Since the admonitions came from Korea’s largest monastic order, I figured they were worth remembering. At that point, though, I was still the eager pilgrim readying myself for enlightenment somewhere around day four.

Except that the pilgrimage was more difficult than I had imagined. For the first few days we stayed with a small group of elderly women who had been sex slaves for Japanese soldiers in World War II. If their stories weren’t heartbreaking enough, one of them became convinced that I was the baby who had been taken from her a half century ago. My very presence caused more heartbreak, and my departure was wrenching for both of us.

Then there were the hygiene issues. I started to notice that whenever I got closer than five feet to someone on public transportation, she would pull out a cloth handkerchief and stuff it up her nose in disgust. Given our lack of bathing—the monasteries offered only occasional showers to female mendicants—and increasingly filthy robes, I wasn’t surprised.

Finally, one morning our lead monk announced, “bathhouse.” My dharma sister and I were sent to a Korean spa to get clean.
Korean bathhouses are a wonderland of pools, mud pits, saunas, and massage tables. After spending some time in the pools and a sauna, I was directed to get on a huge metal table. Climbing onto the slippery surface was its own challenge. When I tried to hoist myself up, I slid right past the woman whose job it was to massage me. She had to grab me as I went flying by.
Once you are lying on your back, your face is covered with a cool cucumber mush so you won’t be able to see what is about to happen, which is this: she slaps you silly.
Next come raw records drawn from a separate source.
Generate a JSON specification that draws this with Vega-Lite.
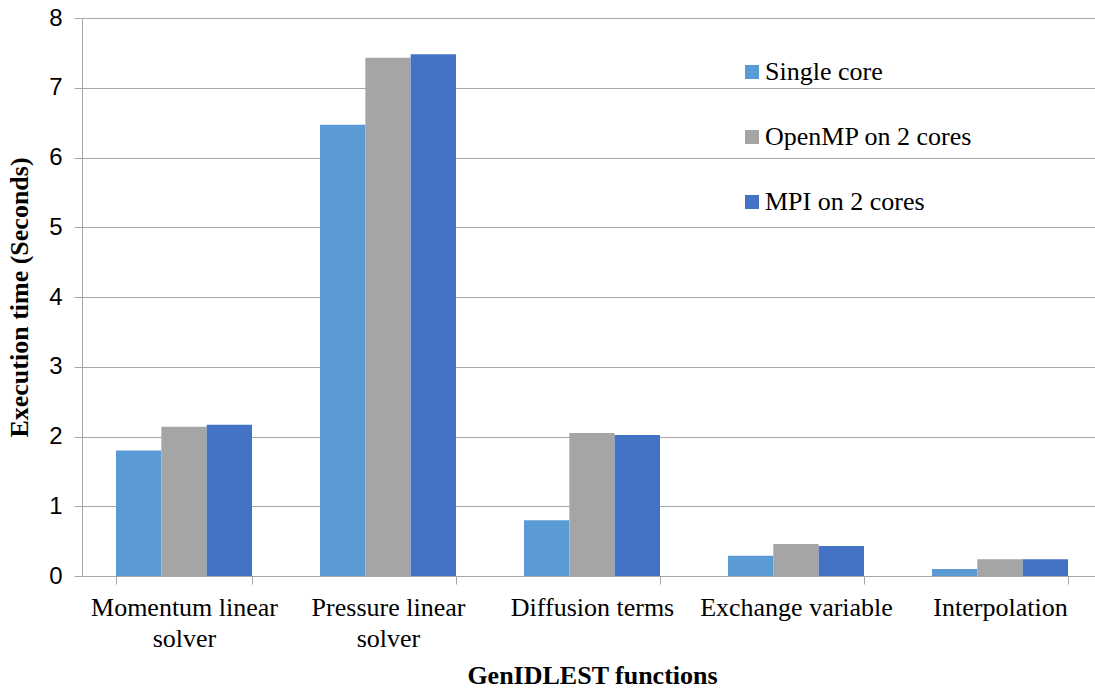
{
  "$schema": "https://vega.github.io/schema/vega-lite/v6.json",
  "width": 1020,
  "height": 558,
  "autosize": {"type": "none"},
  "padding": {"left": 82, "top": 18, "right": 0, "bottom": 114},
  "background": "white",
  "data": {
    "values": [
      {"func": "Momentum linear solver", "series": "Single core", "value": 1.80},
      {"func": "Momentum linear solver", "series": "OpenMP on 2 cores", "value": 2.14},
      {"func": "Momentum linear solver", "series": "MPI on 2 cores", "value": 2.17},
      {"func": "Pressure linear solver", "series": "Single core", "value": 6.47},
      {"func": "Pressure linear solver", "series": "OpenMP on 2 cores", "value": 7.43},
      {"func": "Pressure linear solver", "series": "MPI on 2 cores", "value": 7.48},
      {"func": "Diffusion terms", "series": "Single core", "value": 0.80},
      {"func": "Diffusion terms", "series": "OpenMP on 2 cores", "value": 2.05},
      {"func": "Diffusion terms", "series": "MPI on 2 cores", "value": 2.02},
      {"func": "Exchange variable", "series": "Single core", "value": 0.29},
      {"func": "Exchange variable", "series": "OpenMP on 2 cores", "value": 0.46},
      {"func": "Exchange variable", "series": "MPI on 2 cores", "value": 0.43},
      {"func": "Interpolation", "series": "Single core", "value": 0.10},
      {"func": "Interpolation", "series": "OpenMP on 2 cores", "value": 0.24},
      {"func": "Interpolation", "series": "MPI on 2 cores", "value": 0.24}
    ]
  },
  "mark": {"type": "bar"},
  "encoding": {
    "x": {
      "field": "func",
      "type": "nominal",
      "sort": null,
      "scale": {"paddingInner": 0.3333, "paddingOuter": 0.1667},
      "axis": {
        "title": "GenIDLEST functions",
        "labelAngle": 0,
        "labelFont": "Liberation Serif",
        "labelFontSize": 26,
        "labelColor": "black",
        "labelLineHeight": 31,
        "labelPadding": 10,
        "labelLimit": 0,
        "labelExpr": "datum.value == 'Momentum linear solver' ? ['Momentum linear', 'solver'] : datum.value == 'Pressure linear solver' ? ['Pressure linear', 'solver'] : datum.value",
        "tickBand": "extent",
        "tickSize": 8,
        "tickColor": "#A6A6A6",
        "domainColor": "#A6A6A6",
        "titleFont": "Liberation Serif",
        "titleFontSize": 26,
        "titleFontWeight": "bold",
        "titleColor": "black",
        "titlePadding": 11
      }
    },
    "xOffset": {
      "field": "series",
      "type": "nominal",
      "sort": ["Single core", "OpenMP on 2 cores", "MPI on 2 cores"],
      "scale": {"paddingInner": 0, "paddingOuter": 0}
    },
    "y": {
      "field": "value",
      "type": "quantitative",
      "scale": {"domain": [0, 8], "nice": false},
      "axis": {
        "title": "Execution time (Seconds)",
        "values": [0, 1, 2, 3, 4, 5, 6, 7, 8],
        "labelFont": "Liberation Sans",
        "labelFontSize": 24,
        "labelColor": "black",
        "labelPadding": 12,
        "tickSize": 8,
        "tickColor": "#A6A6A6",
        "domainColor": "#A6A6A6",
        "gridColor": "#A6A6A6",
        "grid": true,
        "titleFont": "Liberation Serif",
        "titleFontSize": 26,
        "titleFontWeight": "bold",
        "titleColor": "black",
        "titlePadding": 16
      }
    },
    "color": {
      "field": "series",
      "type": "nominal",
      "sort": ["Single core", "OpenMP on 2 cores", "MPI on 2 cores"],
      "scale": {
        "domain": ["Single core", "OpenMP on 2 cores", "MPI on 2 cores"],
        "range": ["#5B9BD5", "#A5A5A5", "#4472C4"]
      },
      "legend": {
        "title": null,
        "orient": "none",
        "legendX": 657,
        "legendY": 41,
        "symbolType": "square",
        "symbolSize": 196,
        "symbolStrokeWidth": 0,
        "labelFont": "Liberation Serif",
        "labelFontSize": 26,
        "labelColor": "black",
        "labelOffset": 0,
        "rowPadding": 39,
        "labelLimit": 400
      }
    }
  },
  "config": {
    "view": {"stroke": null},
    "axis": {"gridWidth": 1, "domainWidth": 1, "tickWidth": 1}
  }
}
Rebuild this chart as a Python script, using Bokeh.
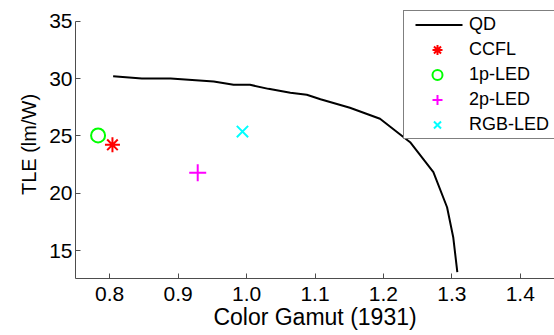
import numpy as np
from bokeh.plotting import figure
from bokeh.models import Legend, LegendItem, FixedTicker, PrintfTickFormatter
from bokeh.embed import file_html
from bokeh.resources import INLINE

# ---- data ----
qd_gamut = [0.805, 0.847, 0.889, 0.952, 0.981, 1.005, 1.032, 1.064, 1.088, 1.108,
            1.151, 1.195, 1.239, 1.273, 1.293, 1.302, 1.308]
qd_tle = [30.2, 30.0, 30.0, 29.74, 29.45, 29.45, 29.1, 28.76, 28.58, 28.2,
          27.45, 26.49, 24.45, 21.84, 18.78, 16.17, 13.12]

ccfl_gamut = [0.804]
ccfl_tle = [24.22]
led1p_gamut = [0.783]
led1p_tle = [25.04]
led2p_gamut = [0.9286]
led2p_tle = [21.78]
rgb_gamut = [0.994]
rgb_tle = [25.38]

x_ticks = [0.8, 0.9, 1.0, 1.1, 1.2, 1.3, 1.4]
y_ticks = [15, 20, 25, 30, 35]

FONT = "Liberation Sans"
AXIS_COLOR = "#4d4d4d"

Y_MIN, Y_TOP_TICK = 12.57, 35
p = figure(width=554, height=335, x_range=(0.75, 1.45), y_range=(Y_MIN, 35.93),
           output_backend="svg", toolbar_location=None,
           min_border_left=75, min_border_right=0, min_border_top=10, min_border_bottom=57)
p.outline_line_color = None
p.grid.visible = False
p.background_fill_color = "white"

r_qd = p.line(qd_gamut, qd_tle, line_color="black", line_width=2)
r_ccfl = p.scatter(ccfl_gamut, ccfl_tle, marker="asterisk", size=15,
                   line_color="#ff0000", line_width=2)
r_1p = p.scatter(led1p_gamut, led1p_tle, marker="circle", size=14,
                 line_color="#00ff00", fill_color=None, line_width=2)
r_2p = p.scatter(led2p_gamut, led2p_tle, marker="cross", size=17,
                 line_color="#ff00ff", line_width=2)
r_rgb = p.scatter(rgb_gamut, rgb_tle, marker="x", size=16,
                  line_color="#00ffff", line_width=2)
# legend-only key for the QD entry (draws nothing in the plot)
r_qd_key = p.line(x=np.array([np.nan]), y=np.array([np.nan]), line_color="black",
                  line_width=2, line_dash="0 10 47 200")

p.xaxis.ticker = FixedTicker(ticks=x_ticks)
p.xaxis.formatter = PrintfTickFormatter(format="%.1f")
p.yaxis.ticker = FixedTicker(ticks=y_ticks)
p.yaxis.formatter = PrintfTickFormatter(format="%d")
p.yaxis.bounds = (Y_MIN, Y_TOP_TICK)
p.xaxis.axis_label = "Color Gamut (1931)"
p.yaxis.axis_label = "TLE (lm/W)"

for ax in (p.xaxis[0], p.yaxis[0]):
    ax.axis_line_color = AXIS_COLOR
    ax.axis_line_width = 1
    ax.major_tick_line_color = AXIS_COLOR
    ax.major_tick_in = 5
    ax.major_tick_out = 0
    ax.minor_tick_line_color = None
    ax.major_label_text_font = FONT
    ax.major_label_text_font_size = "21px"
    ax.major_label_text_color = "black"
    ax.axis_label_text_font = FONT
    ax.axis_label_text_font_style = "normal"
    ax.axis_label_text_color = "black"

p.xaxis.axis_label_text_font_size = "23px"
p.yaxis.axis_label_text_font_size = "20px"
p.xaxis.major_label_standoff = 8
p.xaxis.axis_label_standoff = 0
p.yaxis.major_label_standoff = 3
p.yaxis.axis_label_standoff = 6

legend = Legend(items=[
    LegendItem(label="QD", renderers=[r_qd_key]),
    LegendItem(label="CCFL", renderers=[r_ccfl]),
    LegendItem(label="1p-LED", renderers=[r_1p]),
    LegendItem(label="2p-LED", renderers=[r_2p]),
    LegendItem(label="RGB-LED", renderers=[r_rgb]),
], location=(328, 139))
legend.border_line_color = "black"
legend.border_line_width = 1
legend.background_fill_color = "white"
legend.background_fill_alpha = 1
legend.padding = 1
legend.spacing = 0
legend.margin = 0
legend.glyph_width = 64
legend.glyph_height = 25
legend.label_height = 20
legend.label_width = 87
legend.label_standoff = 0
legend.label_text_font = FONT
legend.label_text_font_size = "18px"
legend.label_text_color = "black"
p.add_layout(legend)

open("out.html", "w").write(file_html(p, INLINE))
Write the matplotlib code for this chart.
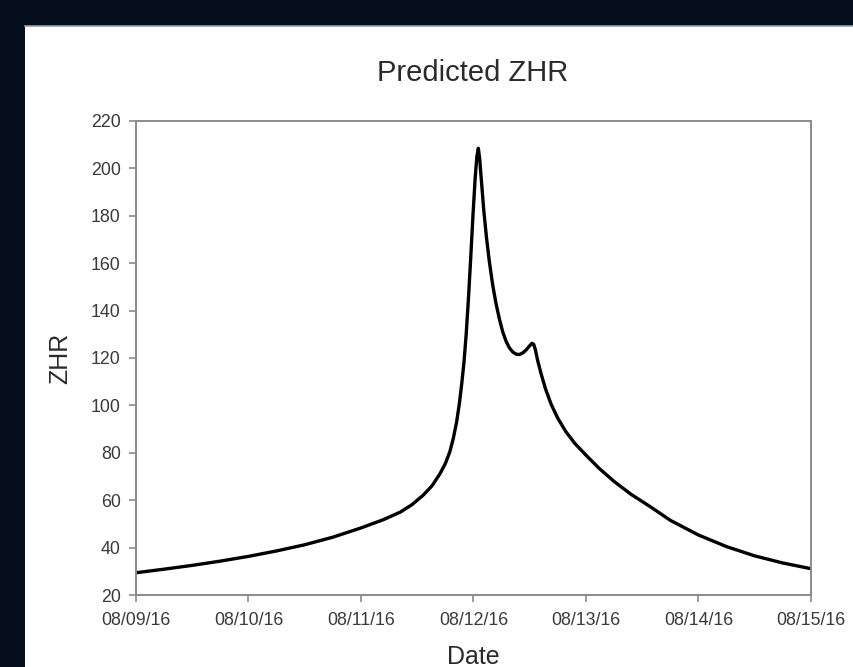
import matplotlib
matplotlib.use("Agg")
import matplotlib.pyplot as plt
import matplotlib.dates as mdates
from matplotlib.patches import Rectangle
import pandas as pd

# days after 08/09/16 00:00
day_offsets = [
    0.00, 0.25, 0.50, 0.75, 1.00, 1.25, 1.50, 1.75, 2.00, 2.20,
    2.35, 2.45, 2.55, 2.63, 2.70, 2.75, 2.79, 2.82, 2.85, 2.875,
    2.895, 2.915, 2.935, 2.955, 2.975, 2.995, 3.015, 3.03, 3.043, 3.055,
    3.07, 3.09, 3.115, 3.14, 3.17, 3.20, 3.23, 3.26, 3.29, 3.32,
    3.35, 3.38, 3.41, 3.44, 3.47, 3.50, 3.52, 3.535, 3.55, 3.57,
    3.60, 3.64, 3.69, 3.75, 3.82, 3.90, 4.00, 4.12, 4.25, 4.40,
    4.57, 4.75, 5.00, 5.25, 5.50, 5.75, 6.00,
]
zhr = [
    29.4, 30.9, 32.5, 34.3, 36.3, 38.6, 41.2, 44.4, 48.3, 51.8,
    55.0, 58.0, 62.0, 66.0, 71.0, 75.5, 80.5, 86.0, 93.0, 101.0,
    109.0, 118.0, 130.0, 145.0, 162.0, 180.0, 196.0, 205.0, 208.5, 204.0,
    195.0, 183.0, 171.0, 161.0, 151.0, 143.0, 136.5, 131.0, 127.0, 124.2,
    122.5, 121.6, 121.5, 122.2, 123.5, 125.2, 126.2, 125.8, 123.5, 119.0,
    113.5, 107.0, 100.5, 94.5, 89.0, 84.0, 79.0, 73.3, 67.9, 62.5,
    57.3, 51.5, 45.3, 40.4, 36.5, 33.5, 31.1,
]
y_ticks = list(range(20, 221, 20))

start = pd.Timestamp("2016-08-09")
dates = start + pd.to_timedelta(day_offsets, unit="D")
x_ticks = pd.date_range("2016-08-09", "2016-08-15", freq="D")

plt.rcParams["font.family"] = ["Liberation Sans", "DejaVu Sans"]

W, H = 854, 667
fig = plt.figure(figsize=(W / 100, H / 100), dpi=100, facecolor="#040e1b")

# white card behind the chart
fig.patches.append(Rectangle((25 / W, 0), 1, 1 - 26 / H, transform=fig.transFigure,
                             facecolor="white", edgecolor="none", zorder=-10))
fig.add_artist(plt.Line2D([25 / W, 1], [1 - 26 / H, 1 - 26 / H], transform=fig.transFigure,
                          color="#9a9ea4", linewidth=1.2, zorder=-9))

ax = fig.add_axes([136 / W, 1 - 595 / H, 675 / W, 474 / H])
ax.plot(dates, zhr, color="black", linewidth=2.4, solid_joinstyle="round")

ax.set_xlim(x_ticks[0], x_ticks[-1])
ax.set_ylim(20, 220)
ax.set_xticks(x_ticks)
ax.set_yticks(y_ticks)
ax.xaxis.set_major_formatter(mdates.DateFormatter("%m/%d/%y"))

for side in ["left", "bottom", "top", "right"]:
    ax.spines[side].set_color("#8a8a8a")
    ax.spines[side].set_linewidth(1.4)
ax.tick_params(direction="out", length=5, width=1.2, color="#8a8a8a",
               labelcolor="#3a3a3a", labelsize=12.8)
ax.tick_params(axis="x", pad=7)
ax.tick_params(axis="y", pad=6)

ax.set_xlabel("Date", fontsize=18, color="#2a2a2a")
ax.xaxis.set_label_coords(0.5, -0.105)
ax.set_ylabel("ZHR", fontsize=18, color="#2a2a2a")
ax.yaxis.set_label_coords(-0.095, 0.5)

fig.text(473 / W, 1 - 73 / H, "Predicted ZHR", ha="center", va="center",
         fontsize=21, color="#2a2a2a")

plt.savefig("out.png", dpi=100, facecolor=fig.get_facecolor())
plt.close(fig)
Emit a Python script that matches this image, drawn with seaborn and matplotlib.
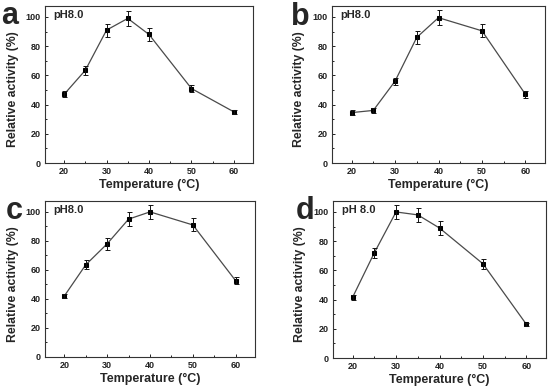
import matplotlib
matplotlib.use('Agg')

import pandas as pd
import matplotlib.pyplot as plt
import seaborn as sns
from matplotlib.ticker import MultipleLocator

temps = [20, 25, 30, 35, 40, 50, 60]

act_a = [47, 63.5, 91, 99, 88, 51, 35]
err_a = [2, 3, 4.5, 5, 4.5, 2.5, 1.5]
act_b = [34.5, 36, 56, 86, 99.5, 90.5, 47]
err_b = [1.5, 1.5, 2.5, 4.5, 5, 4.5, 2.5]
act_c = [42, 63.5, 78, 95, 100, 91, 52.5]
err_c = [1.5, 3, 4, 5, 5, 4.5, 2.5]
act_d = [41.5, 72, 100, 98, 89, 64.5, 23]
err_d = [1.5, 3.5, 5, 5, 4.5, 3.5, 1]

panels = ['a', 'b', 'c', 'd']
ph_labels = ['pH8.0', 'pH8.0', 'pH8.0', 'pH 8.0']

sns.set_style('ticks')
plt.rcParams['font.family'] = ['Liberation Sans', 'DejaVu Sans']
plt.rcParams['font.weight'] = 'bold'

fig = plt.figure(figsize=(5.5, 3.9), dpi=100)
# axes boxes in pixels: left, top, right, bottom
boxes = [(45, 6, 253, 163), (332, 6, 545, 163), (45, 201, 255, 357), (333, 201, 546, 358)]
# letter baselines in pixels
letter_pos = [(1, 24), (291, 25), (6, 219), (296, 219)]
data = [(act_a, err_a), (act_b, err_b), (act_c, err_c), (act_d, err_d)]

for i in range(4):
    l, t, r, b = boxes[i]
    ax = fig.add_axes([l / 550, 1 - b / 390, (r - l) / 550, (b - t) / 390])
    vals, errs = data[i]
    df = pd.DataFrame({'T': temps, 'A': vals})
    sns.lineplot(data=df, x='T', y='A', ax=ax, color='#4a4a4a', lw=0.9,
                 marker='s', markersize=3.2, markerfacecolor='black',
                 markeredgecolor='black')
    ax.errorbar(temps, vals, yerr=errs, fmt='none', ecolor='#111111',
                elinewidth=0.7, capsize=1.8, capthick=0.7)
    ax.set_xlim(15.5, 64.5)
    ax.set_ylim(0, 107.5)
    ax.xaxis.set_major_locator(MultipleLocator(10))
    ax.xaxis.set_minor_locator(MultipleLocator(5))
    ax.yaxis.set_major_locator(MultipleLocator(20))
    ax.yaxis.set_minor_locator(MultipleLocator(10))
    ax.tick_params(which='both', direction='in', labelsize=6.5, width=0.7,
                   pad=3, colors='#222222')
    ax.tick_params(which='major', length=2.5)
    ax.tick_params(which='minor', length=1.3)
    for s in ax.spines.values():
        s.set_linewidth(0.8)
        s.set_color('#333333')
    for lab in ax.get_xticklabels() + ax.get_yticklabels():
        lab.set_fontweight('bold')
    ax.set_xlabel('Temperature (\u00b0C)', fontsize=9, fontweight='bold', labelpad=2)
    ax.set_ylabel('Relative activity (%)', fontsize=8.8, fontweight='bold', labelpad=3)
    ax.yaxis.set_label_coords(-0.125, 0.47)
    ax.text(0.04, 0.943, ph_labels[i], transform=ax.transAxes, fontsize=8,
            fontweight='bold', va='center')
    fig.text(letter_pos[i][0] / 550, 1 - letter_pos[i][1] / 390, panels[i],
             fontsize=22, fontweight='bold', va='baseline', ha='left')

fig.savefig('out.png', dpi=100)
Then she will scour you from top to bottom with something that feels suspiciously like a pot scrubber.

The minute the “masseuse” started scrubbing I wanted to bonk her on her head with the wash bucket—it hurt that much. Instead I tried leaning in to the pain. It worked, and I was one clean monastic when I finally got out of there.

I tried again when we were later stranded in a small mountain cave during a typhoon. The storm was dangerous. We had some protection and food, but nobody knew how long the front would last. When I fully leaned in to the situation, I realized that the exhaustion I was feeling came from my resistance to the challenges we had faced. By leaning in to the moment I could see clearly and respond more effortlessly to what was happening. On the mountain this meant riding out the storm by spending the next two days chanting with a young nun. By the time we were able to leave, a quiet happiness had taken over, one that has never left.

The Buddha taught that while happiness is ours, it is also true that sorrow is an integral part of every person’s life. Once we stop running from difficulties and instead lean in to them, anything can happen. Even miracles.